Nizamettin Hayyam Vural

Nizamettin Hayyam Vural


Yüzüne Su Çarp

18 Kasım 2021 - 16:50

Eski insanlar gibi çalışmadan eski insanlar gibi yemek yemeye çalışıyoruz. Hep anlatır dedelerimiz, ninelerimiz şu kadar tarla sürerdik, hayvanlarla yaylalara kilometrelerce yol yürürdük, evlerde şu yoktu bu yoktu gider ta bilmem nereden alır gelirdik. O kadar çalıştıktan sonra bir kazan bulgur pilavıyla, iki boduç* ayranı götürüverirlermiş. Sonra tekrar aynı şekilde çalış... Aynı tempoda geçen aylar, yıllar...

Gösterdikleri fiziksel tempodan sonra yenen kuyruk yağları, tereyağları dokunmuyor tabi onların midesine. Ama biz onların anlattıklarının küçük bir kısmını yediğimizde hemen "ah midem, vah şuram" deyip kıvranmaya başlıyoruz. Gözümle şahit olduğum örnekler olmasa yedikleri yemekler ve yaptıkları işin ne kadar fazla olduğunu anlatırken biraz Evliya Çelebi'lik yaptıklarını söylerdim.

Bugün biz onların fiziksel anlamda gösterdiği çabanın çok azını göstermeden etleri, tatlıları, pilavları löp löp götürüyoruz ve uzun ömürden laf açılınca "kardeşim adamlar doğal ortamda yaşayıp, doğal gıdalarla beslenmişler tabi yüz sene yaşayacaklar" diyoruz. Kimse onların o kadar çalışma zorunluluğuyla, zor şartlarla yoğrulduğundan bahsetmiyor.
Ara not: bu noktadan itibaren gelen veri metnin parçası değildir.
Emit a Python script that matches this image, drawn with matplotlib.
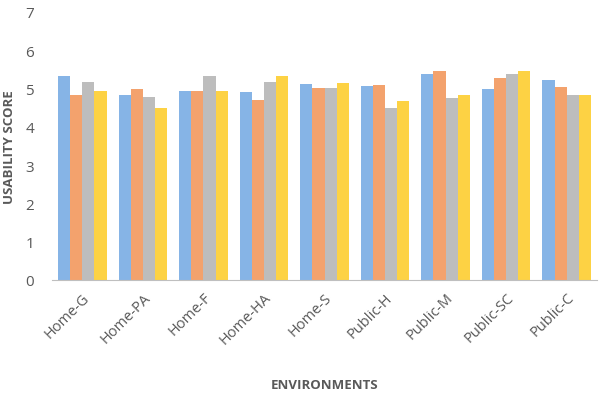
import matplotlib
matplotlib.use('Agg')
import matplotlib.pyplot as plt
import numpy as np

plt.rcParams['font.family'] = ['Open Sans', 'DejaVu Sans']

environments = ['Home-G', 'Home-PA', 'Home-F', 'Home-HA', 'Home-S',
                'Public-H', 'Public-M', 'Public-SC', 'Public-C']
series1 = [5.33, 4.83, 4.93, 4.91, 5.12, 5.07, 5.38, 4.99, 5.22]
series2 = [4.83, 4.99, 4.93, 4.70, 5.01, 5.09, 5.46, 5.27, 5.04]
series3 = [5.17, 4.78, 5.33, 5.17, 5.01, 4.49, 4.75, 5.38, 4.83]
series4 = [4.93, 4.49, 4.93, 5.33, 5.14, 4.67, 4.83, 5.46, 4.83]

colors = ['#86B4E6', '#F3A26D', '#BDBDBD', '#FDD244']

fig = plt.figure(figsize=(6.06, 4.02), dpi=100)
ax = fig.add_axes([0.086, 0.301, 0.899, 0.667])

x = np.arange(len(environments))
w = 0.2
for i, s in enumerate([series1, series2, series3, series4]):
    ax.bar(x + (i - 1.5) * w, s, width=w, color=colors[i])

ax.set_xlim(-0.5, len(environments) - 0.5)
ax.set_ylim(0, 7)
ax.set_yticks(range(0, 8))
ax.set_xticks(x)
ax.set_xticklabels(environments, rotation=45, ha='right', rotation_mode='anchor')
ax.tick_params(axis='x', length=0, colors='#595959', labelsize=10.5, pad=7)
ax.tick_params(axis='y', length=0, colors='#595959', labelsize=11, pad=13)

for sp in ['top', 'right', 'left']:
    ax.spines[sp].set_visible(False)
ax.spines['bottom'].set_color('#BFBFBF')

ax.set_ylabel('USABILITY SCORE', fontsize=9.5, fontweight='bold', color='#595959', labelpad=7)
ax.set_xlabel('ENVIRONMENTS', fontsize=9.5, fontweight='bold', color='#595959', labelpad=22)

fig.savefig('out.png', dpi=100)
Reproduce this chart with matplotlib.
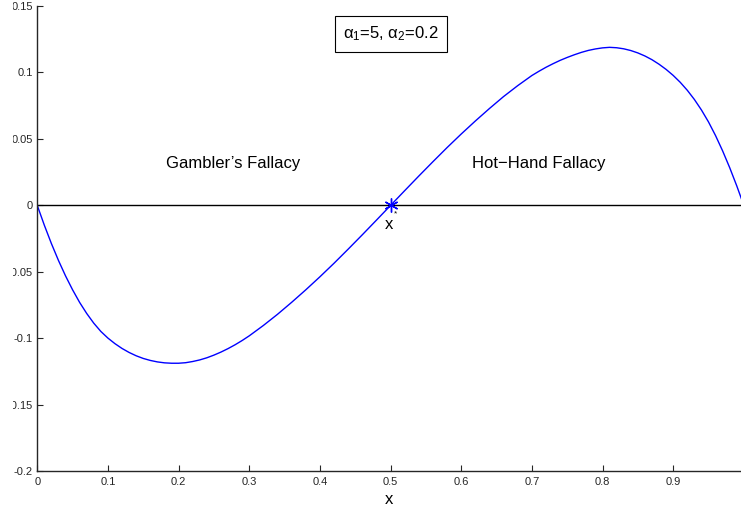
import numpy as np
import matplotlib
matplotlib.use('Agg')
import matplotlib.pyplot as plt
from matplotlib.transforms import Bbox, TransformedBbox

# values
x_vals = [0.00, 0.01, 0.02, 0.03, 0.04, 0.05, 0.06, 0.07, 0.08, 0.09,
          0.10, 0.11, 0.12, 0.13, 0.14, 0.15, 0.16, 0.17, 0.18, 0.19,
          0.20, 0.21, 0.22, 0.23, 0.24, 0.25, 0.26, 0.27, 0.28, 0.29,
          0.30, 0.32, 0.34, 0.36, 0.38, 0.40, 0.42, 0.44, 0.46, 0.48,
          0.50, 0.52, 0.54, 0.56, 0.58, 0.60, 0.62, 0.64, 0.66, 0.68,
          0.70, 0.71, 0.72, 0.73, 0.74, 0.75, 0.76, 0.77, 0.78, 0.79,
          0.80, 0.81, 0.82, 0.83, 0.84, 0.85, 0.86, 0.87, 0.88, 0.89,
          0.90, 0.91, 0.92, 0.93, 0.94, 0.95, 0.96, 0.97, 0.98, 0.99, 1.00]
y_vals = [0.0000, -0.0149, -0.0287, -0.0414, -0.0530, -0.0635, -0.0730, -0.0813, -0.0886, -0.0948,
          -0.0998, -0.1040, -0.1076, -0.1106, -0.1131, -0.1151, -0.1166, -0.1177, -0.1184, -0.1187,
          -0.1187, -0.1183, -0.1174, -0.1162, -0.1146, -0.1126, -0.1103, -0.1077, -0.1048, -0.1016,
          -0.0981, -0.0903, -0.0819, -0.0729, -0.0635, -0.0537, -0.0435, -0.0329, -0.0221, -0.0111,
          0.0000, 0.0111, 0.0221, 0.0329, 0.0435, 0.0537, 0.0635, 0.0729, 0.0819, 0.0901,
          0.0977, 0.1009, 0.1039, 0.1066, 0.1091, 0.1113, 0.1133, 0.1151, 0.1166, 0.1177,
          0.1185, 0.1189, 0.1186, 0.1178, 0.1165, 0.1147, 0.1124, 0.1096, 0.1062, 0.1023,
          0.0978, 0.0926, 0.0866, 0.0797, 0.0718, 0.0628, 0.0525, 0.0410, 0.0284, 0.0147, 0.0000]

x_star = 0.5
y_ticks = [-0.2, -0.15, -0.1, -0.05, 0, 0.05, 0.1, 0.15]
y_ticklabels = ['-0.2', '-0.15', '-0.1', '-0.05', '0', '0.05', '0.1', '0.15']
x_ticks = [0, 0.1, 0.2, 0.3, 0.4, 0.5, 0.6, 0.7, 0.8, 0.9]
x_ticklabels = ['0', '0.1', '0.2', '0.3', '0.4', '0.5', '0.6', '0.7', '0.8', '0.9']

plt.rcParams['font.family'] = ['Liberation Sans', 'DejaVu Sans']
plt.rcParams['mathtext.fontset'] = 'custom'
plt.rcParams['mathtext.rm'] = 'Liberation Sans'
plt.rcParams['mathtext.it'] = 'Liberation Sans'

fig = plt.figure(figsize=(7.41, 5.08), dpi=100)
ax = fig.add_axes([0.0503, 0.0722, 0.9497, 0.916])

ax.axhline(0, color='black', lw=1.0)
ax.plot(x_vals, y_vals, color='#0000ff', lw=1.0)
ax.plot([x_star], [0], marker=(6, 2, 0), color='#0000ff', ms=10, mew=1.0)

ax.set_xlim(0, 0.996)
ax.set_ylim(-0.2, 0.15)
ax.set_xticks(x_ticks)
ax.set_xticklabels(x_ticklabels)
ax.set_yticks(y_ticks)
ax.set_yticklabels(y_ticklabels)
ax.tick_params(direction='in', length=4.3, width=0.8, labelsize=8, colors='#262626')
ax.tick_params(axis='x', pad=4)
ax.tick_params(axis='y', pad=3)

for s in ['top', 'right']:
    ax.spines[s].set_visible(False)
for s in ['left', 'bottom']:
    ax.spines[s].set_linewidth(1.0)
    ax.spines[s].set_color('#262626')

# left edge of the original picture cuts the longer tick labels
clip = TransformedBbox(Bbox([[12.5 / 741, 0], [1, 1]]), fig.transFigure)
for lab in ax.get_yticklabels():
    lab.set_clip_box(clip)
    lab.set_clip_on(True)

ax.set_xlabel('x', fontsize=12, labelpad=4)

ax.text(0.277, 0.0318, "Gambler’s Fallacy", fontsize=12, ha='center', va='center')
ax.text(0.710, 0.0318, "Hot\u2212Hand Fallacy", fontsize=12, ha='center', va='center')
ax.text(0.5005, 0.1289, r'α$_1$=5, α$_2$=0.2', fontsize=12, ha='center', va='center',
        bbox=dict(boxstyle='square,pad=0.5', fc='white', ec='black', lw=0.8))

ax.text(0.4985, -0.0145, 'x', fontsize=12, ha='center', va='center')
ax.text(0.5075, -0.0065, '*', fontsize=6, ha='center', va='center')

fig.savefig('out.png', dpi=100)
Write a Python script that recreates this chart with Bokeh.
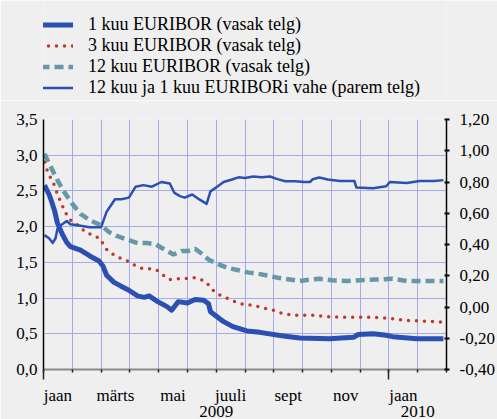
import calendar
from bokeh.plotting import figure
from bokeh.layouts import column
from bokeh.models import (Range1d, LinearAxis, FixedTicker, Legend, LegendItem)
from bokeh.embed import file_html
from bokeh.resources import INLINE

# ---- data ----
eur1_dates = ["2009-01-02", "2009-01-07", "2009-01-09", "2009-01-13", "2009-01-16", "2009-01-21",
              "2009-01-26", "2009-01-30", "2009-02-09", "2009-02-18", "2009-02-27", "2009-03-03",
              "2009-03-07", "2009-03-15", "2009-03-22", "2009-03-31", "2009-04-09", "2009-04-16",
              "2009-04-21", "2009-04-30", "2009-05-10", "2009-05-15", "2009-05-22", "2009-06-01",
              "2009-06-09", "2009-06-18", "2009-06-23", "2009-06-25", "2009-07-09", "2009-07-19",
              "2009-08-03", "2009-08-17", "2009-09-11", "2009-09-28", "2009-10-30", "2009-11-24",
              "2009-11-29", "2009-12-15", "2009-12-29", "2010-01-05", "2010-01-31", "2010-02-26"]
eur1_vals = [2.58, 2.45, 2.38, 2.22, 2.05, 1.90,
             1.78, 1.72, 1.67, 1.59, 1.52, 1.45,
             1.32, 1.22, 1.17, 1.11, 1.03, 1.01,
             1.03, 0.95, 0.88, 0.83, 0.95, 0.93,
             0.98, 0.97, 0.92, 0.81, 0.67, 0.60,
             0.54, 0.52, 0.47, 0.44, 0.43, 0.45,
             0.49, 0.50, 0.48, 0.46, 0.43, 0.43]

eur3_dates = ["2009-01-02", "2009-01-05", "2009-01-08", "2009-01-12", "2009-01-17", "2009-01-21",
              "2009-01-28", "2009-02-04", "2009-02-15", "2009-02-22", "2009-03-01", "2009-03-04",
              "2009-03-09", "2009-03-16", "2009-03-23", "2009-03-31", "2009-04-07", "2009-04-15",
              "2009-04-22", "2009-04-29", "2009-05-06", "2009-05-13", "2009-05-20", "2009-05-29",
              "2009-06-06", "2009-06-13", "2009-06-21", "2009-06-25", "2009-07-01", "2009-07-08",
              "2009-07-16", "2009-07-23", "2009-07-31", "2009-08-08", "2009-08-16", "2009-08-24",
              "2009-09-01", "2009-09-09", "2009-09-17", "2009-09-25", "2009-10-11", "2009-10-19",
              "2009-10-28", "2009-11-13", "2009-11-29", "2009-12-15", "2010-01-01", "2010-01-10",
              "2010-01-18", "2010-02-02", "2010-02-18", "2010-02-26"]
eur3_vals = [2.90, 2.79, 2.70, 2.60, 2.42, 2.30,
             2.11, 2.05, 1.91, 1.88, 1.82, 1.73,
             1.65, 1.60, 1.55, 1.51, 1.45, 1.41,
             1.41, 1.39, 1.32, 1.26, 1.27, 1.27,
             1.29, 1.27, 1.22, 1.14, 1.07, 1.02,
             0.98, 0.94, 0.91, 0.90, 0.88, 0.85,
             0.83, 0.79, 0.77, 0.76, 0.76, 0.75,
             0.74, 0.73, 0.73, 0.73, 0.72, 0.70,
             0.69, 0.68, 0.67, 0.66]

eur12_dates = ["2009-01-02", "2009-01-08", "2009-01-16", "2009-01-23", "2009-02-01", "2009-02-09",
               "2009-02-18", "2009-03-01", "2009-03-09", "2009-03-18", "2009-03-29", "2009-04-09",
               "2009-04-19", "2009-04-28", "2009-05-06", "2009-05-17", "2009-05-26", "2009-06-02",
               "2009-06-09", "2009-06-16", "2009-06-23", "2009-07-02", "2009-07-14", "2009-07-25",
               "2009-08-04", "2009-08-15", "2009-08-28", "2009-09-07", "2009-09-18", "2009-09-28",
               "2009-10-11", "2009-10-19", "2009-11-01", "2009-11-17", "2009-12-01", "2009-12-18",
               "2010-01-05", "2010-01-20", "2010-02-03", "2010-02-26"]
eur12_vals = [3.02, 2.86, 2.65, 2.49, 2.32, 2.18,
              2.09, 2.02, 1.93, 1.87, 1.82, 1.77,
              1.77, 1.75, 1.69, 1.61, 1.66, 1.66,
              1.69, 1.62, 1.54, 1.48, 1.42, 1.39,
              1.36, 1.34, 1.31, 1.28, 1.26, 1.24,
              1.26, 1.27, 1.25, 1.24, 1.25, 1.26,
              1.27, 1.24, 1.24, 1.24]

spread_dates = ["2009-01-02", "2009-01-07", "2009-01-11", "2009-01-14", "2009-01-16", "2009-01-19",
                "2009-01-26", "2009-01-30", "2009-02-09", "2009-02-18", "2009-03-01", "2009-03-07",
                "2009-03-16", "2009-03-23", "2009-03-31", "2009-04-07", "2009-04-15", "2009-04-24",
                "2009-05-04", "2009-05-13", "2009-05-18", "2009-05-24", "2009-05-29", "2009-06-06",
                "2009-06-13", "2009-06-21", "2009-06-25", "2009-07-02", "2009-07-09", "2009-07-18",
                "2009-07-25", "2009-08-01", "2009-08-10", "2009-08-19", "2009-08-28", "2009-09-04",
                "2009-09-13", "2009-09-23", "2009-10-03", "2009-10-09", "2009-10-12", "2009-10-19",
                "2009-10-28", "2009-11-10", "2009-11-25", "2009-11-27", "2009-12-15", "2009-12-29",
                "2010-01-02", "2010-01-20", "2010-02-03", "2010-02-17", "2010-02-26"]
spread_vals = [0.46, 0.44, 0.41, 0.44, 0.50, 0.52,
               0.55, 0.53, 0.52, 0.51, 0.51, 0.61,
               0.69, 0.69, 0.70, 0.77, 0.78, 0.77,
               0.80, 0.79, 0.73, 0.71, 0.70, 0.72,
               0.69, 0.66, 0.74, 0.77, 0.80, 0.816,
               0.83, 0.826, 0.835, 0.83, 0.835, 0.82,
               0.805, 0.805, 0.80, 0.80, 0.818, 0.829,
               0.816, 0.807, 0.807, 0.765, 0.76, 0.773,
               0.80, 0.794, 0.807, 0.807, 0.812]

month_labels = ["jaan", "märts", "mai", "juuli", "sept", "nov", "jaan"]
year_labels = ["2009", "2010"]
year_label_pos = [6, 13]
left_ticks = [0.0, 0.5, 1.0, 1.5, 2.0, 2.5, 3.0, 3.5]
right_ticks = [-0.4, -0.2, 0.0, 0.2, 0.4, 0.6, 0.8, 1.0, 1.2]
series_names = ["1 kuu EURIBOR (vasak telg)", "3 kuu EURIBOR (vasak telg)",
                "12 kuu EURIBOR (vasak telg)", "12 kuu ja 1 kuu EURIBORi vahe (parem telg)"]


def to_pos(s):
    y, m, d = map(int, s.split("-"))
    return (y - 2009) * 12 + (m - 1) + (d - 1) / calendar.monthrange(y, m)[1]


FONT = "Liberation Serif, serif"
BG = "#efefef"
GRID = "#a7a9e8"
BLUE = "#2c4fb2"
RED = "#c0392b"
TEAL = "#6698a8"

series = {
    "1m": (eur1_dates, eur1_vals, dict(line_color=BLUE, line_width=5, line_join="round")),
    "3m": (eur3_dates, eur3_vals, dict(line_color=RED, line_width=3.5, line_dash="0 8",
                                       line_cap="round")),
    "12m": (eur12_dates, eur12_vals, dict(line_color=TEAL, line_width=4.5, line_dash="9 5")),
    "spread": (spread_dates, spread_vals, dict(line_color=BLUE, line_width=2.5,
                                               line_join="round")),
}

# ---------------- main chart ----------------
p = figure(width=497, height=319, output_backend="svg", toolbar_location=None,
           x_range=Range1d(0, 14), y_range=Range1d(0, 3.5),
           min_border_left=43, min_border_right=50, min_border_top=19, min_border_bottom=50)
p.extra_y_ranges = {"right": Range1d(-0.4, 1.2)}
p.background_fill_color = BG
p.border_fill_color = BG
p.outline_line_color = None

p.xgrid.ticker = FixedTicker(ticks=list(range(15)))
p.ygrid.ticker = FixedTicker(ticks=left_ticks)
p.xgrid.grid_line_color = GRID
p.ygrid.grid_line_color = GRID

ya = p.yaxis[0]
ya.ticker = FixedTicker(ticks=left_ticks)
ya.major_label_overrides = {t: f"{t:.1f}".replace(".", ",") for t in left_ticks}
ya.major_tick_out = 0
ya.major_tick_in = 0
ya.minor_tick_out = 0
ya.minor_tick_in = 0
ya.major_tick_line_color = None
ya.minor_tick_line_color = None
ya.axis_line_color = "black"
ya.axis_line_width = 1.5
ya.major_label_standoff = 6
ya.major_label_text_font = FONT
ya.major_label_text_font_size = "17px"
ya.major_label_text_color = "black"

ra = LinearAxis(y_range_name="right", ticker=FixedTicker(ticks=right_ticks))
ra.major_label_overrides = {t: f"{t:.2f}".replace(".", ",") for t in right_ticks}
ra.major_tick_out = 3
ra.major_tick_in = 2
ra.major_tick_line_color = "black"
ra.major_tick_line_width = 2
ra.minor_tick_line_color = None
ra.minor_tick_out = 0
ra.minor_tick_in = 0
ra.axis_line_color = "black"
ra.axis_line_width = 1.5
ra.major_label_standoff = 10
ra.major_label_text_font = FONT
ra.major_label_text_font_size = "17px"
ra.major_label_text_color = "black"
p.add_layout(ra, "right")

# bottom axis 1: tick marks only (long ticks at year starts)
xa = p.xaxis[0]
xa.ticker = FixedTicker(ticks=[0, 12], minor_ticks=list(range(15)))
xa.major_tick_out = 10
xa.major_tick_in = 0
xa.minor_tick_out = 3
xa.minor_tick_in = 0
xa.major_tick_line_color = "#222222"
xa.minor_tick_line_color = "#222222"
xa.major_tick_line_width = 1.5
xa.minor_tick_line_width = 1.5
xa.axis_line_color = "#8a8a8a"
xa.axis_line_width = 2
xa.major_label_text_font_size = "0px"
xa.major_label_text_color = None
xa.major_label_standoff = 0

# bottom axis 2: month names; bottom axis 3: years
mpos = [0.5 + 2 * i for i in range(len(month_labels))]
ma = LinearAxis(ticker=FixedTicker(ticks=mpos),
                major_label_overrides={pos: lab for pos, lab in zip(mpos, month_labels)})
yr = LinearAxis(ticker=FixedTicker(ticks=year_label_pos),
                major_label_overrides={pos: lab for pos, lab in zip(year_label_pos, year_labels)})
for ax, so in ((ma, 6), (yr, -2)):
    ax.axis_line_color = None
    ax.major_tick_line_color = None
    ax.minor_tick_line_color = None
    ax.major_tick_out = 0
    ax.major_tick_in = 0
    ax.minor_tick_out = 0
    ax.minor_tick_in = 0
    ax.major_label_standoff = so
    ax.major_label_text_font = FONT
    ax.major_label_text_font_size = "17px"
    ax.major_label_text_color = "black"
    p.add_layout(ax, "below")

for key in ["12m", "3m", "1m", "spread"]:
    d, v, st = series[key]
    extra = {"y_range_name": "right"} if key == "spread" else {}
    p.line([to_pos(s) for s in d], v, **st, **extra)

# ---------------- legend strip ----------------
# same series drawn again, but the strip's y range lies above all values, so only the
# legend entries are visible here
lg = figure(width=497, height=100, output_backend="svg", toolbar_location=None,
            x_range=Range1d(0, 14), y_range=Range1d(10, 11), x_axis_type=None, y_axis_type=None,
            min_border_left=42, min_border_right=0, min_border_top=0, min_border_bottom=0)
lg.background_fill_color = BG
lg.border_fill_color = BG
lg.outline_line_color = None
lg.grid.visible = False
items = []
for name, key in zip(series_names, ["1m", "3m", "12m", "spread"]):
    d, v, st = series[key]
    rr = lg.line([to_pos(s) for s in d], v, **st)
    items.append(LegendItem(label=name, renderers=[rr]))
legend = Legend(items=items, location=(-3, 2.5), padding=0, margin=0, spacing=0,
                glyph_width=33, glyph_height=21, label_height=21, label_standoff=15,
                label_text_font=FONT, label_text_font_size="18px", label_text_color="black",
                background_fill_alpha=0, border_line_color=None)
lg.add_layout(legend, "center")

layout = column(lg, p, spacing=0)
html = file_html(layout, INLINE)
html = html.replace("<body>", '<body style="background-color:#efefef;">', 1)
open("out.html", "w").write(html)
Pilavı yiyoruz ama ne Mesnevi okuyoruz ne de yol yürüyoruz. Büyüklerimizin dağ bayır demeden yürüye yürüye aşındırarak açtığı yolu "bu yol, yol değildir" diyerek reddediyoruz ama yolun ne olduğunu anlayacak kadar yürümüş, çaba göstermişiz değiliz. Anlayış sahamız ne yolu fark edecek, ne de yeni bir yol açmaya yetecek kadar kuvvetli.

Şu topraktan, taştan yolu bir fark edelim önce. Sonra beş şeritli, asfalt yola sahip olmanın gururunu yaşarız. Hatta belki de çok şeritli asfalt yolların ilgi çekici yanı kalmaz, biz o taşlı, tozlu yolları anlayabildiğimizde.

Büyüklerimiz dediğimde işaret ettiklerim, geçmişle, tek bir dönemle, bir devletin ömrüyle sınırlı değil kesinlikle. Bugün de var bu büyükler veya büyük olabilecek potansiyeli taşıyanlar. Ama ne yazık ki gözümüzde büyüttüğümüz, küçük ve değersiz şeylerin arasında dev halleriyle küçücük hale getirmişiz onları. Kişilerden değil, muteber ve halis olan "şey"lerden bahsediyoruz.

Uzağı, yakını göremememize sebep olan şeyin çaresi gözümüzdeki ithal gözlük değil. Bilakis bu gözlüğü takınca daha bir göremez oluyoruz. İhtiyacımız olan, içine ne idüğü belirsiz birtakım şeyler katılmamış, plastik şişesinden ve plastik tadından azade buz gibi serin bir su. Yüzümüze çarpmak ve kendimize gelmek için...

*Ağaç veya topraktan yapılmış küçük su kabı.